Pattern one is the full self-funded route via NBFC education loans, typically Avanse or HDFC Credila, with parental property as collateral. Loan amounts of ₹1.5 to ₹2 crore at 10.5% to 11.5% are common, with 12 to 15 year repayment. The accrued interest line is real, and the EMI in 2028 will land somewhere between ₹1.8 lakh and ₹2.2 lakh per month.

Pattern two is partial scholarship plus loan. Wharton's merit-based fellowships, including the Joseph Wharton Fellowship and the Emerging Economy Fellowship, are awarded automatically on application review per the GMAT Club Wharton scholarships guide. Indian admits with strong profiles report awards in the $20,000 to $80,000 range across two years. That is roughly ₹19 lakh to ₹76 lakh of the total bill. Helpful, but rarely a majority of the ₹2.5 crore.

Pattern three is sponsorship plus loan. A small number of Indian admits return to a sponsor employer (a few of the Tata group entities, occasionally Mahindra, occasionally large consulting firms) on a multi-year service bond in exchange for tuition coverage. This pattern is shrinking, not growing, and depends on the employer's calendar more than the applicant's preference.

What this means for Indian applicants

A useful framing: stop asking what Wharton costs. Start asking what your repayment EMI will be from month 25 of your MBA to month 180 of your post-MBA career, given the salary band of the role you will plausibly land. That is the only number that matters for the family conversation. The ₹2.5 crore headline number is the input. The post-tax monthly EMI as a percentage of post-tax monthly take-home is the decision metric.

If that ratio exceeds 35% in your worst-case role outcome, you are carrying too much debt. If it stays under 25% in your median-case role outcome, you are not. We use exactly this framing inside the MBA decision workshop when applicants ask us whether to convert a Wharton offer over an ISB offer, or vice versa.

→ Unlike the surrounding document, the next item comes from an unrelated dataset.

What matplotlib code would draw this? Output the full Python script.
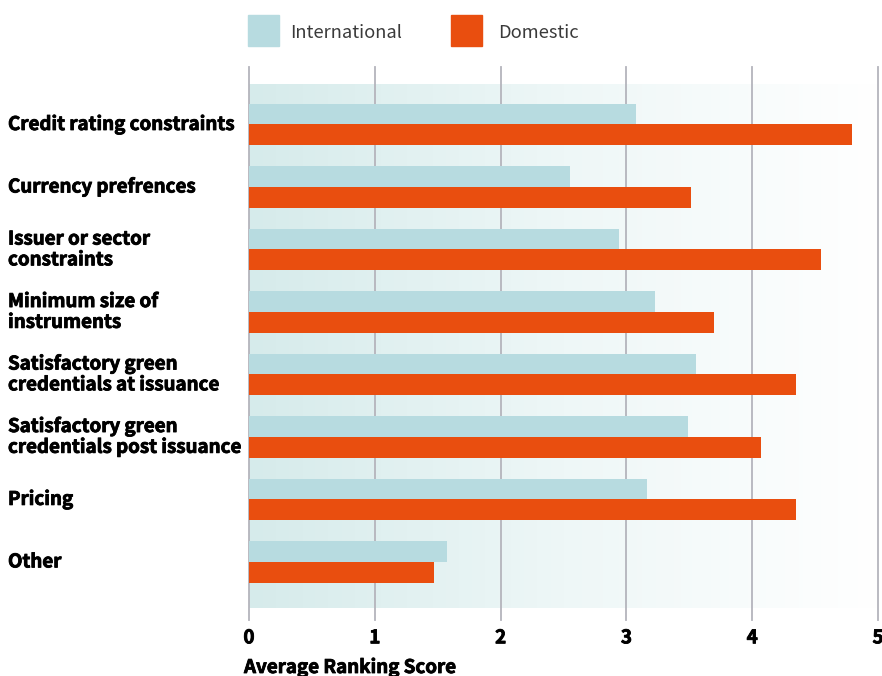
import numpy as np
import matplotlib.pyplot as plt
import matplotlib.patheffects as pe
from matplotlib.colors import LinearSegmentedColormap

categories = [
    "Credit rating constraints",
    "Currency prefrences",
    "Issuer or sector\nconstraints",
    "Minimum size of\ninstruments",
    "Satisfactory green\ncredentials at issuance",
    "Satisfactory green\ncredentials post issuance",
    "Pricing",
    "Other",
]
international = [3.08, 2.55, 2.94, 3.23, 3.55, 3.49, 3.16, 1.57]
domestic = [4.79, 3.51, 4.55, 3.70, 4.35, 4.07, 4.35, 1.47]
ticks = [0, 1, 2, 3, 4, 5]

INTL = "#b7dbe0"
DOM = "#e94e0f"

plt.rcParams["font.family"] = ["Noto Sans CJK SC", "DejaVu Sans"]
heavy = [pe.withStroke(linewidth=0.6, foreground="black")]

fig = plt.figure(figsize=(8.82, 6.76), dpi=100)
ax = fig.add_axes([249 / 882, 1 - 620 / 676, 629 / 882, 553 / 676])

y = np.arange(len(categories))
h = 0.33

# soft teal-to-white band behind the bars
cmap = LinearSegmentedColormap.from_list("band", ["#d6ebeb", "#eef7f7", "#ffffff"])
grad = np.linspace(0, 1, 256).reshape(1, -1)
ax.imshow(grad, cmap=cmap, aspect="auto", extent=(0, 5, 7.74, -0.63), zorder=0)

for t in ticks:
    ax.axvline(t, color="#b4b4bc", lw=1.3, zorder=1, clip_on=False)

ax.barh(y - h / 2, international, height=h, color=INTL, zorder=2)
ax.barh(y + h / 2, domestic, height=h, color=DOM, zorder=2)

ax.set_xlim(0, 5)
ax.set_ylim(7.93, -0.92)
for s in ax.spines.values():
    s.set_visible(False)
ax.set_yticks([])
ax.set_xticks(ticks)
ax.set_xticklabels([str(t) for t in ticks], fontsize=13.5, fontweight="bold")
for tl in ax.get_xticklabels():
    tl.set_path_effects(heavy)
ax.tick_params(axis="x", length=0, pad=6)

for yi, lab in zip(y, categories):
    ax.text(-241 / 125.8, yi, lab, ha="left", va="center", fontsize=13.5,
            fontweight="bold", linespacing=1.12, color="#000000",
            path_effects=heavy)

ax.set_xlabel("Average Ranking Score", fontsize=13.5, fontweight="bold",
              path_effects=heavy)
ax.xaxis.set_label_coords(-5 / 629, -38 / 553)
ax.xaxis.label.set_horizontalalignment("left")

# legend drawn as squares with labels
fig.patches.append(plt.Rectangle((248 / 882, 1 - 46 / 676), 31 / 882, 31 / 676,
                                 transform=fig.transFigure, color=INTL))
fig.text(290 / 882, 1 - 33 / 676, "International", fontsize=13.2, color="#3a3a3a",
         va="center", ha="left", fontweight="light")
fig.patches.append(plt.Rectangle((451 / 882, 1 - 46 / 676), 31 / 882, 31 / 676,
                                 transform=fig.transFigure, color=DOM))
fig.text(498 / 882, 1 - 33 / 676, "Domestic", fontsize=13.2, color="#3a3a3a",
         va="center", ha="left", fontweight="light")

fig.savefig("out.png", dpi=100)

Common questions Indian applicants are asking

What is the Wharton MBA fee in INR for 2026 in plain numbers?

The published two-year cost of attendance for the Class of 2028 is roughly $269,000, which at the mid-June 2026 USD-INR rate of 95.2 works out to about ₹2.56 crore. Add SEVIS, F-1 visa, relocation, and accrued loan interest and the working budget for an Indian self-funded applicant lands closer to ₹3 crore over the full repayment horizon.

Does Wharton give scholarships to Indian students?

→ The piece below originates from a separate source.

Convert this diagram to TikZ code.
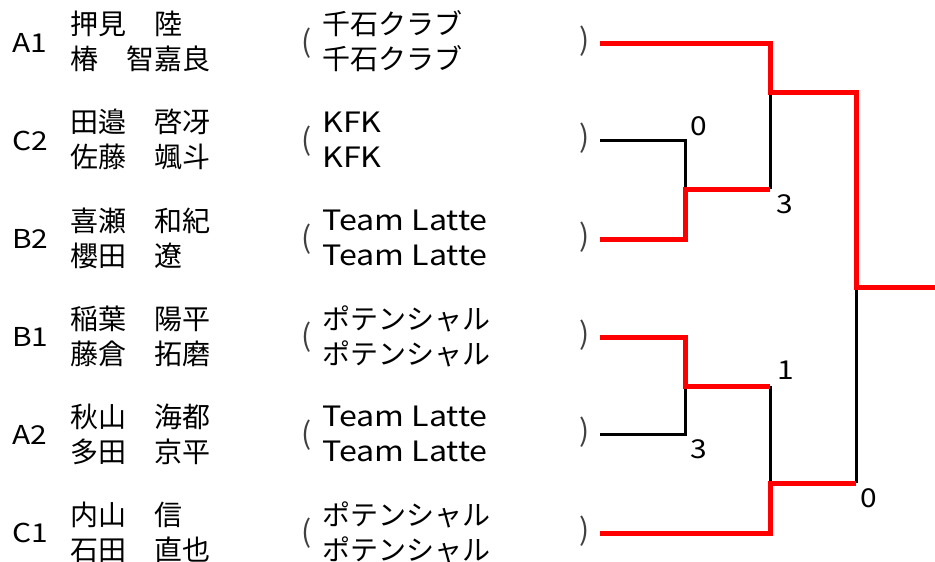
\documentclass[tikz,border=0pt]{standalone}
\usepackage{fontspec}
\setmainfont{Noto Sans CJK JP}
\newfontfamily\latinfont{Noto Sans CJK JP}[FakeStretch=1.15]
\usetikzlibrary{positioning}
\tikzstyle{seed} = [anchor=west, inner sep=0pt, font=\latinfont\fontsize{26}{34}\selectfont]
\tikzstyle{names} = [anchor=west, align=left, inner sep=0pt, font=\fontsize{28}{35}\selectfont]
\tikzstyle{team} = [anchor=west, align=left, inner sep=0pt, font=\fontsize{28}{35}\selectfont]
\tikzstyle{latinteam} = [team, font=\latinfont\fontsize{28}{35}\selectfont]
\tikzstyle{paren} = [inner sep=0pt, text=black!75, font=\fontsize{30}{30}\selectfont]
\tikzstyle{score} = [inner sep=0pt, font=\latinfont\fontsize{26}{26}\selectfont]
\tikzstyle{win} = [draw=red, line width=5pt]
\tikzstyle{lose} = [draw=black, line width=3pt]

\begin{document}
\begin{tikzpicture}[x=1pt, y=-1pt]
    \useasboundingbox (0,0) rectangle (935,562);
    % Place nodes
    \node [seed] (seedA1) at (12,43) {A1};
    \node [names] (pairA1) at (70,41) {押見　陸\\椿　智嘉良};
    \node [paren] (openA1) at (307,43) {(};
    \node [team] (clubA1) at (322,41) {千石クラブ\\千石クラブ};
    \node [paren] (closeA1) at (585,41) {)};

    \node [seed] (seedC2) at (12,141) {C2};
    \node [names] (pairC2) at (70,140) {田邉　啓冴\\佐藤　颯斗};
    \node [paren] (openC2) at (307,141) {(};
    \node [latinteam] (clubC2) at (322,140) {KFK\\KFK};
    \node [paren] (closeC2) at (585,138) {)};

    \node [seed] (seedB2) at (12,239) {B2};
    \node [names] (pairB2) at (70,238) {喜瀬　和紀\\櫻田　遼};
    \node [paren] (openB2) at (307,239) {(};
    \node [latinteam] (clubB2) at (322,238) {Team Latte\\Team Latte};
    \node [paren] (closeB2) at (585,237) {)};

    \node [seed] (seedB1) at (12,337) {B1};
    \node [names] (pairB1) at (70,336) {稲葉　陽平\\藤倉　拓磨};
    \node [paren] (openB1) at (307,337) {(};
    \node [team] (clubB1) at (322,336) {ポテンシャル\\ポテンシャル};
    \node [paren] (closeB1) at (585,335) {)};

    \node [seed] (seedA2) at (12,435) {A2};
    \node [names] (pairA2) at (70,434) {秋山　海都\\多田　京平};
    \node [paren] (openA2) at (307,435) {(};
    \node [latinteam] (clubA2) at (322,434) {Team Latte\\Team Latte};
    \node [paren] (closeA2) at (585,432) {)};

    \node [seed] (seedC1) at (12,533) {C1};
    \node [names] (pairC1) at (70,532) {内山　信\\石田　直也};
    \node [paren] (openC1) at (307,533) {(};
    \node [team] (clubC1) at (322,532) {ポテンシャル\\ポテンシャル};
    \node [paren] (closeC1) at (585,531) {)};

    % Bracket points
    \coordinate (inA1) at (600,43);
    \coordinate (inC2) at (600,140);
    \coordinate (inB2) at (600,239);
    \coordinate (inB1) at (600,337);
    \coordinate (inA2) at (600,434);
    \coordinate (inC1) at (600,533);
    \coordinate (qf1) at (685,189);
    \coordinate (qf2) at (685,386);
    \coordinate (sf1) at (770,92);
    \coordinate (sf1low) at (770,189);
    \coordinate (sf2) at (770,386);
    \coordinate (sf2low) at (770,483);
    \coordinate (fin) at (856,483);
    \coordinate (champ) at (856,287);
    \coordinate (out) at (935,287);

    % Scores
    \node [score] (scoreC2) at (699,126) {0};
    \node [score] (scoreB2) at (785,204) {3};
    \node [score] (scoreB1) at (786,370) {1};
    \node [score] (scoreA2) at (699,449) {3};
    \node [score] (scoreC1) at (869,498) {0};

    % Draw edges
    \path [lose] (inC2) -| (qf1);
    \path [lose] (sf1) -- (sf1low);
    \path [lose] (inA2) -| (qf2);
    \path [lose] (sf2) -- (sf2low);
    \path [lose] (fin) -- (champ);
    \path [win] (inB2) -| (qf1) -- (sf1low);
    \path [win] (inA1) -| (sf1) -| (champ) -- (out);
    \path [win] (inB1) -| (qf2) -- (sf2);
    \path [win] (inC1) -| (sf2low) -- (fin);
\end{tikzpicture}
\end{document}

Yes. Indian applicants are evaluated on the same merit-based fellowship pool as US applicants and are also eligible for the Emerging Economy Fellowship. Awards in the $20,000 to $80,000 range across two years are reported by Indian admits, applied automatically with no separate scholarship form, per Wharton admissions guidance. There is no published average for Indian admits specifically.

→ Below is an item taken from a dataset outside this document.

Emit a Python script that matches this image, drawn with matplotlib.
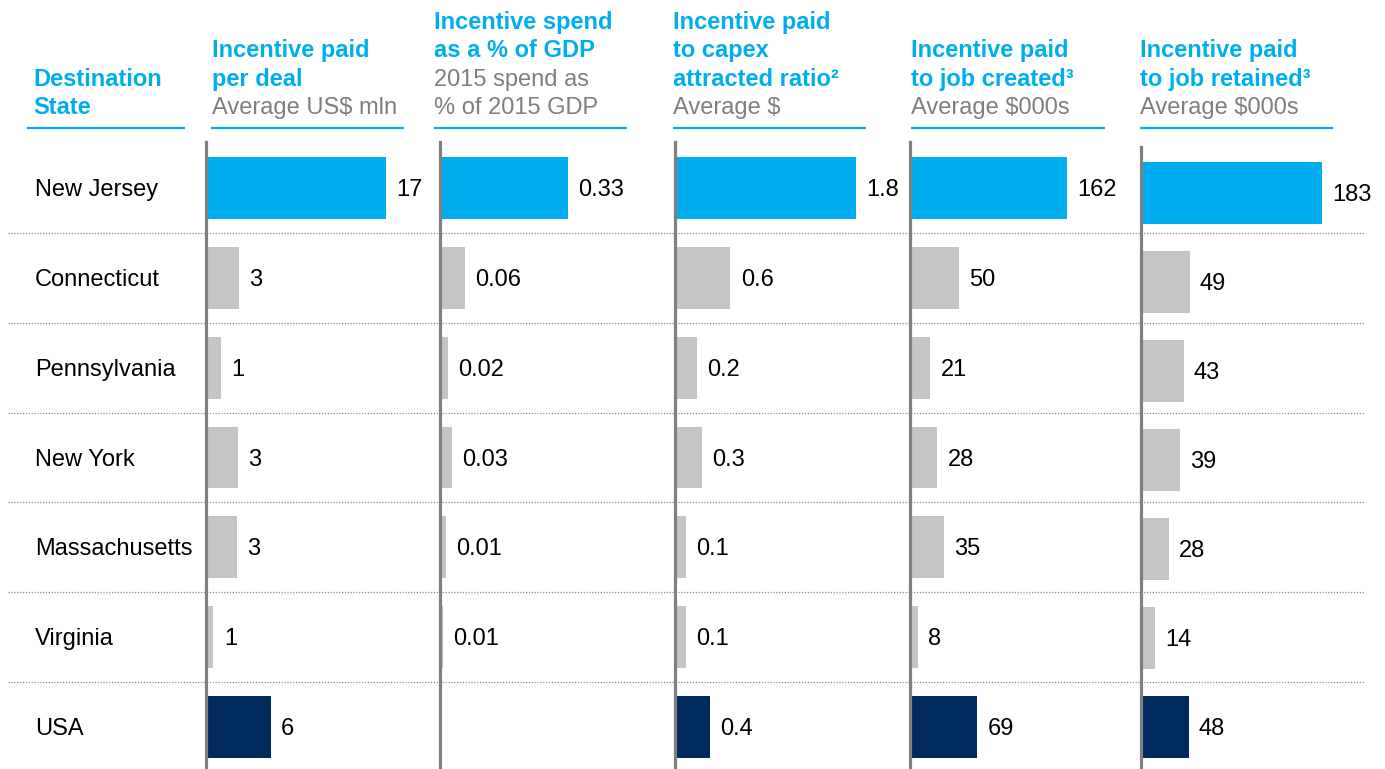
import matplotlib
matplotlib.use("Agg")
import matplotlib.pyplot as plt
from matplotlib.transforms import blended_transform_factory

plt.rcParams['font.family'] = ['Liberation Sans', 'DejaVu Sans']

# ---------------- data ----------------
states = ["New Jersey", "Connecticut", "Pennsylvania", "New York",
          "Massachusetts", "Virginia", "USA"]

deal_vals = [17, 3.1, 1.4, 3.0, 2.9, 0.7, 6.1]
deal_labels = ["17", "3", "1", "3", "3", "1", "6"]

gdp_vals = [0.33, 0.064, 0.02, 0.031, 0.015, 0.008, None]
gdp_labels = ["0.33", "0.06", "0.02", "0.03", "0.01", "0.01", ""]

capex_vals = [1.8, 0.55, 0.22, 0.27, 0.11, 0.11, 0.35]
capex_labels = ["1.8", "0.6", "0.2", "0.3", "0.1", "0.1", "0.4"]

created_vals = [162, 50, 21, 28, 35, 8, 69]
created_labels = ["162", "50", "21", "28", "35", "8", "69"]

retained_vals = [183, 49, 43, 39, 28, 14, 48]
retained_labels = ["183", "49", "43", "39", "28", "14", "48"]

headers = [
    [(None, None), (None, None), ("Destination", "b"), ("State", "b")],
    [(None, None), ("Incentive paid", "b"), ("per deal", "b"), ("Average US$ mln", "g")],
    [("Incentive spend", "b"), ("as a % of GDP", "b"), ("2015 spend as", "g"), ("% of 2015 GDP", "g")],
    [("Incentive paid", "b"), ("to capex", "b"), ("attracted ratio\u00b2", "b"), ("Average $", "g")],
    [(None, None), ("Incentive paid", "b"), ("to job created\u00b3", "b"), ("Average $000s", "g")],
    [(None, None), ("Incentive paid", "b"), ("to job retained\u00b3", "b"), ("Average $000s", "g")],
]

# ---------------- style ----------------
W, H = 1385, 769
BLUE = "#00AEEF"
GRAY_BAR = "#C5C5C5"
NAVY = "#002A5C"
GRAY_TXT = "#7F7F7F"
AXIS_GRAY = "#808080"
FS = 17

bar_colors = [BLUE] + [GRAY_BAR] * 5 + [NAVY]

fig = plt.figure(figsize=(W / 100, H / 100), dpi=100)

ov = fig.add_axes([0, 0, 1, 1], zorder=0)
ov.set_xlim(0, W)
ov.set_ylim(H, 0)
ov.axis("off")

panels = [
    (deal_vals, deal_labels, 206, 142, 18.9),
    (gdp_vals, gdp_labels, 440, 142, 0.516),
    (capex_vals, capex_labels, 675, 142, 1.99),
    (created_vals, created_labels, 910, 142, 206),
    (retained_vals, retained_labels, 1141, 147, 202),
]

axes = []
for vals, labels, left, top, xmax in panels:
    ax = fig.add_axes([left / W, 0, 200 / W, (H - top) / H], zorder=2)
    ax.patch.set_alpha(0)
    ax.set_xlim(0, xmax)
    ax.set_ylim(6.47, -0.515)
    for s in ["top", "right", "bottom"]:
        ax.spines[s].set_visible(False)
    ax.spines["left"].set_color(AXIS_GRAY)
    ax.spines["left"].set_linewidth(2.3)
    ax.set_xticks([])
    ax.set_yticks([])
    for i, (v, lab) in enumerate(zip(vals, labels)):
        if v is None:
            continue
        ax.barh(i, v, height=0.69, color=bar_colors[i], edgecolor="none", zorder=2)
        ax.annotate(lab, xy=(v, i), xytext=(7.5, -1.5), textcoords="offset points",
                    ha="left", va="center", fontsize=FS, color="black", annotation_clip=False)
    axes.append(ax)

ax1 = axes[0]
bt = blended_transform_factory(ov.transData, ax1.transData)

# row labels
for i, s in enumerate(states):
    ov.annotate(s, xy=(35, i), xycoords=bt, xytext=(0, -1.5), textcoords="offset points",
                ha="left", va="center", fontsize=FS, color="black")

# dotted separators
for i in range(len(states) - 1):
    ov.plot([8, 1365], [i + 0.5, i + 0.5], transform=bt, color="#8C8C8C",
            lw=0.9, linestyle=(0, (1, 1.3)), zorder=1)

# headers
baselines = [29, 57, 86, 114]
hx = [33, 212, 434, 673, 911, 1140]
ul = [(27, 185), (211, 404), (434, 627), (673, 866), (911, 1105), (1140, 1333)]
for col, lines in enumerate(headers):
    for li, (txt, st) in enumerate(lines):
        if txt is None:
            continue
        if st == "b":
            ov.text(hx[col], baselines[li], txt, ha="left", va="baseline", fontsize=FS,
                    fontweight="bold", color=BLUE, parse_math=False)
        else:
            ov.text(hx[col], baselines[li], txt, ha="left", va="baseline", fontsize=FS,
                    color=GRAY_TXT, parse_math=False)
    x0, x1 = ul[col]
    ov.plot([x0, x1], [128, 128], color=BLUE, lw=1.6, solid_capstyle="butt")

fig.savefig("out.png", dpi=100)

Is the Wharton MBA worth ₹2.5 crore for an Indian applicant?

It depends on the post-MBA role you are targeting. For US-based investment banking, PE, and tech PM roles, Wharton's two-year format and OPT window give a structural advantage that recovers the investment within roughly 6 to 8 years on most salary models. For India-return roles, the math is significantly tighter, and an IIM or ISB programme is usually the more efficient route.

How long does it take to repay a ₹2 crore Wharton loan?

At typical NBFC rates of 11% with a 12 year repayment term, EMI lands near ₹2.1 lakh per month. Most Indian Wharton graduates take 6 to 8 years to clear the loan against a US-based finance or tech salary band of $160,000 to $200,000 base.

Are there hidden costs Wharton does not list?

Three: pre-arrival paperwork (SEVIS, F-1 visa, conversion spread), relocation (flights, security deposit, first month buffer), and accrued loan interest during the moratorium. Together these add roughly ₹50 lakh to the published two-year cost.


Cost figures verified against Wharton MBA Inside, Penn SRFS, Leland, Collegedunia ISB notification, and Federal Reserve H.10 on 14 June 2026. USD-INR conversions use the 14 June 2026 indicative rate of ₹95.21 per dollar. Next review: 15 January 2028.